Here, we spent about $70 on fresh flowers and another $400 on props to stage a few key areas of a 1920s bungalow. Other props were borrowed.
Warm it Up
Bring life to a monotone bathroom with contrasting draperies and towels. A towel rack hung upside-down is reversed, so towels can be displayed on the rack rather than the tub. A borrowed table adds elegance and carries the eye upward, making the room feel more spacious. Purchased: Drapes, $80; towels, $25; wastebasket-tissue-box-handtowel set, $18
Create Focal Points
Above, a bench and mirrored hatstand that blend into the woodwork are replaced with contrasting furniture. The boldly colored chest and pillow combine to provide a focal point. Purchased: Blue vase, $25; pillow, $30
Books and photos go into storage, replaced with accent pieces and flowers that brighten the dark shelves. Purchased: Square baskets, $10; white mirror, $12; white vase, $30; top-shelf basket, $25
Accent With Color
Surfaces are decluttered and red accents added to enliven a seating area. Purchased: Nothing except the flowers
Think in Threes
Odd numbers create tension that provides visual interest. This principle is applied with three grass bundles on the fireplace hearth and three varied-height vases on the kitchen counter below. A painting retrieved from storage and a larger rug improve the balance of and add warmth to the mantle area. Purchased: Grass bundles, $30
Set a Scene
Kitchen counters are transformed from utility into a welcoming oasis.
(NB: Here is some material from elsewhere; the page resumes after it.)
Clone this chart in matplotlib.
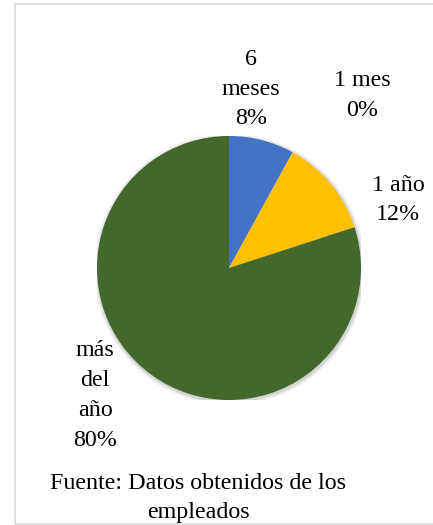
import matplotlib.pyplot as plt
from matplotlib.patches import Rectangle, Circle

# Data
labels = ["6\nmeses", "1 mes", "1 año", "más\ndel\naño"]
values = [8, 0, 12, 80]
colors = ["#4472C4", "#ED7D31", "#FFC000", "#43682B"]
source = "Fuente: Datos obtenidos de los\nempleados"

W, H = 433, 525
plt.rcParams["font.family"] = ["Liberation Serif", "DejaVu Serif"]

fig = plt.figure(figsize=(W / 100, H / 100), dpi=100)

# pie centre / radius in pixels
cx, cy, r = 229, 268, 132
ax = fig.add_axes([(cx - r) / W, (H - cy - r) / H, 2 * r / W, 2 * r / H])

# soft shadow behind the pie
for rad, a in [(1.03, 0.04), (1.02, 0.06), (1.01, 0.08)]:
    ax.add_patch(Circle((0.005, -0.01), rad, color="black", alpha=a,
                        linewidth=0, zorder=0))

ax.pie(values, colors=colors, startangle=90, counterclock=False, radius=1,
       wedgeprops=dict(linewidth=0))
ax.set_xlim(-1, 1)
ax.set_ylim(-1, 1)
ax.set_aspect("equal")
ax.axis("off")

FS, LS = 17.3, 1.56

# label positions (data coords of the pie axes)
label_pos = [(0.167, 1.356), (1.008, 1.31), (1.28, 0.515), (-1.015, -0.965)]
for lab, val, (x, y) in zip(labels, values, label_pos):
    ax.text(x, y, f"{lab}\n{val}%", ha="center", va="center",
            fontsize=FS, linespacing=LS, clip_on=False)

fig.text(198 / W, 1 - 498 / H, source, ha="center", va="center",
         fontsize=FS, linespacing=LS)

# chart border
fig.patches.append(Rectangle((14.5 / W, 1 - 523.5 / H), 1.0, (520 / H),
                             transform=fig.transFigure, fill=False,
                             edgecolor="#D9D9D9", linewidth=1.2))

fig.savefig("out.png", dpi=100)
Purchased: Cream vases, $40; succulents, $12; pear tray, $13; basket, $5; towels, $8
Buyer's Reps: Look Below the Surface
A good stager can minimize a multitude of flaws in a home, from awkward traffic patterns and dark bedrooms to dens without a wall long enough for a full-size sofa. As home sellers increasingly use staging to market their properties, however, buyers must learn to look beyond staging's veneer of polish to see a home's bones and blemishes.
"Buyers shouldn't assume that a well-presented home is a well-maintained one," says Jon Boyd, GRI, a broker-manager with Home Buyers Agent in Ann Arbor, Mich., and president of the National Association of Exclusive Buyer Agents.
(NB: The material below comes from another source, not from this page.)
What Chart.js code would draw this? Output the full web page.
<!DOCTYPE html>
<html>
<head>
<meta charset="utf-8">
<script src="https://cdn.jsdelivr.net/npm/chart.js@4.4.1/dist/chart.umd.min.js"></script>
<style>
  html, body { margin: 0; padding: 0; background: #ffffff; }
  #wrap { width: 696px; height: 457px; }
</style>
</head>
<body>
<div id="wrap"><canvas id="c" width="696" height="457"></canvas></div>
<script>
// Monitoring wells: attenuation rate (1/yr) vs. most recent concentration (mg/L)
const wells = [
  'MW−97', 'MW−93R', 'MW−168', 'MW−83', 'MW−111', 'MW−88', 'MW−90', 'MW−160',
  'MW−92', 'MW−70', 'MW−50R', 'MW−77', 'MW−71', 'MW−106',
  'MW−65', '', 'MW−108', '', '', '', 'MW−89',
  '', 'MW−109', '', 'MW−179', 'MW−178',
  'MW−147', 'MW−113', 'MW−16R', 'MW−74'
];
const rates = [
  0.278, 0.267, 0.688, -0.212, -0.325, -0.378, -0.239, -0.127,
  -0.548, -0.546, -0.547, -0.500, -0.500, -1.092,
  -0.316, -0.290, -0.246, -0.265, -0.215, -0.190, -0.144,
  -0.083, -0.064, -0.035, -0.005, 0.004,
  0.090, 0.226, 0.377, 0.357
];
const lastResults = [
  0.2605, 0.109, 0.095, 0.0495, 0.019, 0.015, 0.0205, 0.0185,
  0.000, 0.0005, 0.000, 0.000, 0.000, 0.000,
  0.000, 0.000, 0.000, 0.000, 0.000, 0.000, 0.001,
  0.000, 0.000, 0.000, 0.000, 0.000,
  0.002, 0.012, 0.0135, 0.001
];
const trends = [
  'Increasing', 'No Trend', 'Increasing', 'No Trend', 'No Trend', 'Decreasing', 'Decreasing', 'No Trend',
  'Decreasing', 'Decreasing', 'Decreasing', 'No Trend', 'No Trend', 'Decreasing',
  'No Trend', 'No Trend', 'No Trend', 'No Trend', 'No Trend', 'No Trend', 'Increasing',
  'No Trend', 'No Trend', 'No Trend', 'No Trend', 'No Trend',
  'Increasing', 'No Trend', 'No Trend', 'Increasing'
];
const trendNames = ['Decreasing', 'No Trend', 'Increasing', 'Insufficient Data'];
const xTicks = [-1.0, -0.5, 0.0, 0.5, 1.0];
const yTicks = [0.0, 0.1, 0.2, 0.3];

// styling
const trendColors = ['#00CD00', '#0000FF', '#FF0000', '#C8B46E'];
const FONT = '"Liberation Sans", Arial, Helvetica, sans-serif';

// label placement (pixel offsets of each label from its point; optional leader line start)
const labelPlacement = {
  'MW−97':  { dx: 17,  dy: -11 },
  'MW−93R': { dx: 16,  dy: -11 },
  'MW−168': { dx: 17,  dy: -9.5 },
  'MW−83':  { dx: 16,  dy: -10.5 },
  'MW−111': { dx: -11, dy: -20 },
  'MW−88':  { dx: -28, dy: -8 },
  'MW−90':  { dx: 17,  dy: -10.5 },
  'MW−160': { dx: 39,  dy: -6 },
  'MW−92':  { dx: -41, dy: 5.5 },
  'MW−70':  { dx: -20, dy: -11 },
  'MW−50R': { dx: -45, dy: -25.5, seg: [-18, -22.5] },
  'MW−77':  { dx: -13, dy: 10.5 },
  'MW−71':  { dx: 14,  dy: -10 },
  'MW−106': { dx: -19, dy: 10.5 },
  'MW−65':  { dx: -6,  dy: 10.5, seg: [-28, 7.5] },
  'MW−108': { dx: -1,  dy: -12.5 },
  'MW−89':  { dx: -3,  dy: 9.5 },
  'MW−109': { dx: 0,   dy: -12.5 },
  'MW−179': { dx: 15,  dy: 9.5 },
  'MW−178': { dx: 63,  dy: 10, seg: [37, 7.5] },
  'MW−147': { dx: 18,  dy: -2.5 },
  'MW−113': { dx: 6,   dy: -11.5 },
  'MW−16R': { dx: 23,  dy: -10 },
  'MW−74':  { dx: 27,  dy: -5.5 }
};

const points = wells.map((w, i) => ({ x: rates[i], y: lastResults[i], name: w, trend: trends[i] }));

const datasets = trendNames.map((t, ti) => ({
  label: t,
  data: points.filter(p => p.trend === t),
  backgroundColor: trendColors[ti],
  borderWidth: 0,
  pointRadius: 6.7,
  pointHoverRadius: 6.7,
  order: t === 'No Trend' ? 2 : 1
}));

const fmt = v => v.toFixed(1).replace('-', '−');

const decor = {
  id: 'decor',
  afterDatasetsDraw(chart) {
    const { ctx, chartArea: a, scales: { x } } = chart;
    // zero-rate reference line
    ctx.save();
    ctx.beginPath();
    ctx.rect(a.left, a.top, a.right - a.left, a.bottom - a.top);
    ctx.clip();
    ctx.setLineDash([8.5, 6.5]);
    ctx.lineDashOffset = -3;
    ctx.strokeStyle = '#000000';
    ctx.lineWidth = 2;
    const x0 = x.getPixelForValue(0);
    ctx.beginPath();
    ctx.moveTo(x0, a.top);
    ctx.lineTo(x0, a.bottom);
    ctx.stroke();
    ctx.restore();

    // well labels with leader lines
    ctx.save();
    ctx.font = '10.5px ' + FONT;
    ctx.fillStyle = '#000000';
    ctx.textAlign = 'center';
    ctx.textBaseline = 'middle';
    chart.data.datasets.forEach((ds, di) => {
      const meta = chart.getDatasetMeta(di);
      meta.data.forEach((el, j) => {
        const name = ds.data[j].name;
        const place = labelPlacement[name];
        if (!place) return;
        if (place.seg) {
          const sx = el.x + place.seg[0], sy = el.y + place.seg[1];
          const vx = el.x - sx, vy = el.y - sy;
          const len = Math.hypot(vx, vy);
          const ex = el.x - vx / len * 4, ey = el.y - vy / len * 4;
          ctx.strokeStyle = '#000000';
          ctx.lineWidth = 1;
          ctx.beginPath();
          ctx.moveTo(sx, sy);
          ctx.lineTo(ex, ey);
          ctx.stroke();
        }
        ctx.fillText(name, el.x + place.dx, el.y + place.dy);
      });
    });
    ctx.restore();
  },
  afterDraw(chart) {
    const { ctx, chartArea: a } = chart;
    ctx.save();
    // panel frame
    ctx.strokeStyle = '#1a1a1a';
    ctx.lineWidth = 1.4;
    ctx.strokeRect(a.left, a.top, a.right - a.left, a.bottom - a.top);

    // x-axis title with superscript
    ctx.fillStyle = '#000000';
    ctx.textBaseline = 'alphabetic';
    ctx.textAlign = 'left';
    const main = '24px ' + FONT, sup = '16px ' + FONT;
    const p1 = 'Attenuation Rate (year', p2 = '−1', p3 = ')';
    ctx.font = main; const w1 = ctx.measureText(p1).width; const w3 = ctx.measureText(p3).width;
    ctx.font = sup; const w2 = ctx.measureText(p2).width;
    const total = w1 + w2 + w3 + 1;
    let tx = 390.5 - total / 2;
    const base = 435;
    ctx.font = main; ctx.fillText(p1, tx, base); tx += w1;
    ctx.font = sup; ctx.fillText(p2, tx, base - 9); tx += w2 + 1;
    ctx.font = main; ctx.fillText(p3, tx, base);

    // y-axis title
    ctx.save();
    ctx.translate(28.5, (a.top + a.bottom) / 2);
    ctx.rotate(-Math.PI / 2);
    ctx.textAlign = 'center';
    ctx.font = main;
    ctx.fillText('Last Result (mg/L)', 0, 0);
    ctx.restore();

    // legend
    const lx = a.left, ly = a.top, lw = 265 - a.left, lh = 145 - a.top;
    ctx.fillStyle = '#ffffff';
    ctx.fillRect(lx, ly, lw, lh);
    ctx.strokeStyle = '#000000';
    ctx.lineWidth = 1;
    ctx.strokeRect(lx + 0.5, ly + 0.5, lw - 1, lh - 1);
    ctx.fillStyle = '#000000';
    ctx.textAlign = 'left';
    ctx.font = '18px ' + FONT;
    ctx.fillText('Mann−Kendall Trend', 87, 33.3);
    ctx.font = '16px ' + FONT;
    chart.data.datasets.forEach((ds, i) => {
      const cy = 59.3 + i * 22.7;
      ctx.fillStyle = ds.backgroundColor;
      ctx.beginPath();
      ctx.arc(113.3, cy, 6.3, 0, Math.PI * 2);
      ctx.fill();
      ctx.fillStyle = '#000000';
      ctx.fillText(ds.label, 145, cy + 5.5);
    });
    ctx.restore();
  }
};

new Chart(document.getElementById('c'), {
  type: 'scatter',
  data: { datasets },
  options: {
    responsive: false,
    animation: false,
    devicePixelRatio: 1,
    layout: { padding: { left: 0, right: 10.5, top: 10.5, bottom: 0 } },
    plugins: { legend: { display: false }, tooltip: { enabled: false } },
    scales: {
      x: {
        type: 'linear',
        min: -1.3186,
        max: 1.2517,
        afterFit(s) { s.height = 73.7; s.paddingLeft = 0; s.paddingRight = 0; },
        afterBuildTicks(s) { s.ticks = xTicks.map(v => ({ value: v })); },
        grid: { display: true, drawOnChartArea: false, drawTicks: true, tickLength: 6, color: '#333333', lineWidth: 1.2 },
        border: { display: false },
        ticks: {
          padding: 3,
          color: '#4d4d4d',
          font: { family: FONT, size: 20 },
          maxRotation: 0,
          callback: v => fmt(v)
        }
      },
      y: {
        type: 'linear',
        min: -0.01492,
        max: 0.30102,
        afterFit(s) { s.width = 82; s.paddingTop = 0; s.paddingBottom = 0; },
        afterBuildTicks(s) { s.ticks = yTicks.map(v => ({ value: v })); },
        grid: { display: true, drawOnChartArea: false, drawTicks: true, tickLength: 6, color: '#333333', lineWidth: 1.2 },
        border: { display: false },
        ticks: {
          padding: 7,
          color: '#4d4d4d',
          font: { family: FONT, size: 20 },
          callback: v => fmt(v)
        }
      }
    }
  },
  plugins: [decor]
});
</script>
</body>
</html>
NAEBA in 2006 surveyed its members and found that 82 percent of respondents said their buyers are likely to be distracted by staging.
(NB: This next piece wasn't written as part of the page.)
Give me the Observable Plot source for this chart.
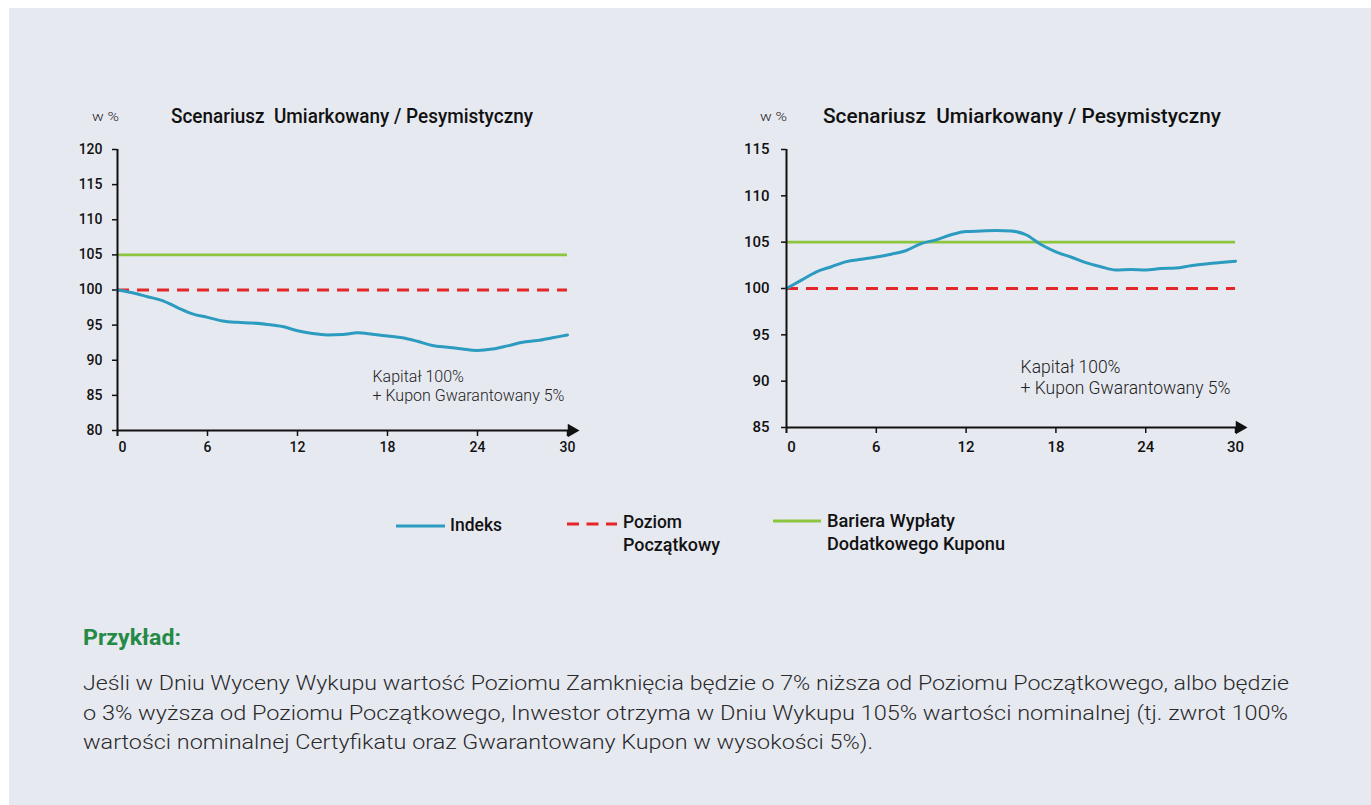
<!DOCTYPE html>
<html><head><meta charset="utf-8">
<script src="https://cdn.jsdelivr.net/npm/d3@7"></script>
<script src="https://cdn.jsdelivr.net/npm/@observablehq/plot@0.6"></script>
<style>
html,body{margin:0;padding:0;background:#fff;width:1371px;height:805px;overflow:hidden;font-family:Roboto,sans-serif}
#panel{position:absolute;left:9px;top:8px;right:0;bottom:0;background:#e7e9f1}
.chart{position:absolute}
#overlay{position:absolute;left:0;top:0}
</style></head><body>
<div id="panel"></div>
<div id="left" class="chart" style="left:57px;top:140px"></div>
<div id="right" class="chart" style="left:726px;top:140px"></div>
<svg id="overlay" width="1371" height="805"></svg>
<script>
// ---- data ----
const months = [0,1,2,3,4,5,6,7,8,9,10,11,12,13,14,15,16,17,18,19,20,21,22,23,24,25,26,27,28,29,30];
const indeksLeft = [100,99.6,99.05,98.5,97.5,96.6,96.1,95.6,95.4,95.3,95.1,94.8,94.2,93.8,93.6,93.65,93.9,93.7,93.45,93.2,92.7,92.1,91.85,91.6,91.4,91.6,92.05,92.55,92.8,93.2,93.6];
const indeksRight = [100,100.9,101.8,102.35,102.9,103.15,103.4,103.7,104.1,104.85,105.25,105.8,106.15,106.2,106.25,106.2,105.8,104.75,103.95,103.4,102.8,102.35,102.0,102.05,102.0,102.15,102.2,102.45,102.65,102.8,102.95];
const poziom = 100;
const bariera = 105;
const yTicksLeft = [80,85,90,95,100,105,110,115,120];
const yTicksRight = [85,90,95,100,105,110,115];
const xTicks = [0,6,12,18,24,30];
const noteLines = ["Kapitał 100%", "+ Kupon Gwarantowany 5%"];
const chartTitle = "Scenariusz  Umiarkowany / Pesymistyczny";
const unitLabel = "w %";
const legendLabels = [["Indeks"], ["Poziom", "Początkowy"], ["Bariera Wypłaty", "Dodatkowego Kuponu"]];
const exampleTitle = "Przykład:";
const exampleLines = [
  "Jeśli w Dniu Wyceny Wykupu wartość Poziomu Zamknięcia będzie o 7% niższa od Poziomu Początkowego, albo będzie",
  "o 3% wyższa od Poziomu Początkowego, Inwestor otrzyma w Dniu Wykupu 105% wartości nominalnej (tj. zwrot 100%",
  "wartości nominalnej Certyfikatu oraz Gwarantowany Kupon w wysokości 5%)."
];

// ---- styles ----
const colors = {indeks:"#2b9bbf", poziom:"#e52629", bariera:"#8cc63f", axis:"#111"};
const arrowHead = { draw(ctx, size){ const r = Math.sqrt(size/Math.PI); ctx.moveTo(-r,-1.35*r); ctx.lineTo(1.35*r,0); ctx.lineTo(-r,1.35*r); ctx.closePath(); } };

function chart(o) {
  const rows = months.map((m,i)=>({m, v: o.values[i]}));
  const x0 = d3.min(months), x1 = d3.max(months);
  const yMin = d3.min(o.yTicks), yMax = d3.max(o.yTicks);
  const arrowX = x1 + 0.35;
  return Plot.plot({
    width: o.width, height: o.height, marginLeft: 60, marginRight: o.marginRight, marginTop: 9, marginBottom: 35,
    style: {fontFamily:"Roboto", fontSize: o.fontSize+"px", fontWeight: 500, color:"#111", background:"transparent", overflow:"visible"},
    x: {domain:[x0, x1+1], label:null},
    y: {domain:[yMin,yMax], label:null},
    marks: [
      Plot.axisY({ticks: o.yTicks, tickSize:5, tickPadding: o.tickPadY, strokeWidth:1.5, label:null}),
      Plot.axisX({ticks: xTicks.filter(t=>t!==x0), tickSize:6, tickPadding: o.tickPadX, strokeWidth:1.5, label:null}),
      Plot.axisX({ticks: [x0], tickSize:0, tickPadding: o.tickPadX+6, dx: 5, label:null}),
      Plot.ruleY([bariera], {x1:x0, x2:x1, stroke: colors.bariera, strokeWidth:2.8}),
      Plot.ruleY([poziom], {x1:x0, x2:x1, stroke: colors.poziom, strokeWidth:2.8, strokeDasharray:"12,8"}),
      Plot.line(rows, {x:"m", y:"v", stroke: colors.indeks, strokeWidth:3, curve:"monotone-x"}),
      Plot.ruleX([x0], {stroke: colors.axis, strokeWidth: 2, insetBottom: -6}),
      Plot.ruleY([yMin], {x1:x0, x2:arrowX, stroke: colors.axis, strokeWidth:2}),
      Plot.dot([{x:arrowX, y:yMin}], {x:"x", y:"y", symbol: arrowHead, r:5, fill: colors.axis, stroke:null}),
      Plot.text([o.note], {x:"x", y:"y", text: () => noteLines.join("\n"), textAnchor:"start", lineAnchor:"top",
        fontSize: o.noteSize, fontWeight:300, lineHeight: o.noteLH, fill:"#222"})
    ]
  });
}

document.getElementById("left").append(chart({values: indeksLeft, yTicks: yTicksLeft, width: 540, height: 325, marginRight: 15,
  fontSize: 14, tickPadY: 10, tickPadX: 6, note: {x: 17, y: 88.7}, noteSize: 16, noteLH: 1.15}));
document.getElementById("right").append(chart({values: indeksRight, yTicks: yTicksRight, width: 540, height: 322, marginRight: 16,
  fontSize: 15, tickPadY: 12, tickPadX: 8, note: {x: 15.64, y: 92.45}, noteSize: 17.5, noteLH: 1.18}));

// ---- overlay texts & legend ----
const ov = d3.select("#overlay");
function txt(s, x, y, size, weight, fill, w) {
  const t = ov.append("text").attr("x", x).attr("y", y).attr("font-size", size).attr("font-weight", weight)
    .attr("fill", fill).attr("font-family", "Roboto").style("white-space", "pre").text(s);
  if (w) t.attr("textLength", w).attr("lengthAdjust", "spacingAndGlyphs");
  return t;
}
// unit labels and titles
txt(unitLabel, 92, 121, 13, 300, "#222", 27);
txt(unitLabel, 760, 121, 13, 300, "#222", 27);
txt(chartTitle, 171, 123, 19.5, 500, "#111", 362);
txt(chartTitle, 823, 123, 21, 500, "#111", 398);

// legend
ov.append("line").attr("x1", 396).attr("x2", 445).attr("y1", 526).attr("y2", 526).attr("stroke", colors.indeks).attr("stroke-width", 3);
txt(legendLabels[0][0], 450, 530.5, 18, 500, "#111", 52);
ov.append("line").attr("x1", 567).attr("x2", 617).attr("y1", 524).attr("y2", 524).attr("stroke", colors.poziom).attr("stroke-width", 3).attr("stroke-dasharray", "12,7.5");
txt(legendLabels[1][0], 623, 528, 18, 500, "#111", 59);
txt(legendLabels[1][1], 623, 551, 18, 500, "#111", 97);
ov.append("line").attr("x1", 773).attr("x2", 821).attr("y1", 521).attr("y2", 521).attr("stroke", colors.bariera).attr("stroke-width", 3);
txt(legendLabels[2][0], 827, 527, 18, 500, "#111", 128);
txt(legendLabels[2][1], 827, 550, 18, 500, "#111", 178);

// example text
txt(exampleTitle, 83, 645, 22, 700, "#248a45", 98);
const lineW = [1206, 1205, 790];
const lineY = [690, 719.5, 748.5];
exampleLines.forEach((s, i) => txt(s, 83, lineY[i], 21, 300, "#2a2a2a", lineW[i]));
</script>
</body></html>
The first time buyers walk through a house, they should concentrate on fundamental issues such as floor plan and a home's location rather than on how furniture is arranged, Boyd says.
Here are some of Boyd's tips for buyer's reps:
• Don't be dazzled by the light. Halogen lights can make a room seem larger, Boyd says. The same is true for torchiere-style lamps that reflect light up to ceilings.
• Don't let shimmer hide realities. Mirrors and glass tabletops both make rooms appear larger. Measure each room to see how big it really is.
• Beware of tight spaces. Be sure that the furniture in a room is appropriate for the room's use, Boyd says. A bedroom without night stands might prove cramped when you add in a full-size bedroom set. Also look out for love seats. They're an easy way to make a room seem larger. Encourage buyers to measure their furniture so that they'll know how much room they need.
Staging puts a house's best face forward, which is all well and good, but buyers need to look below the surface and think about what really will be important to them in a new home.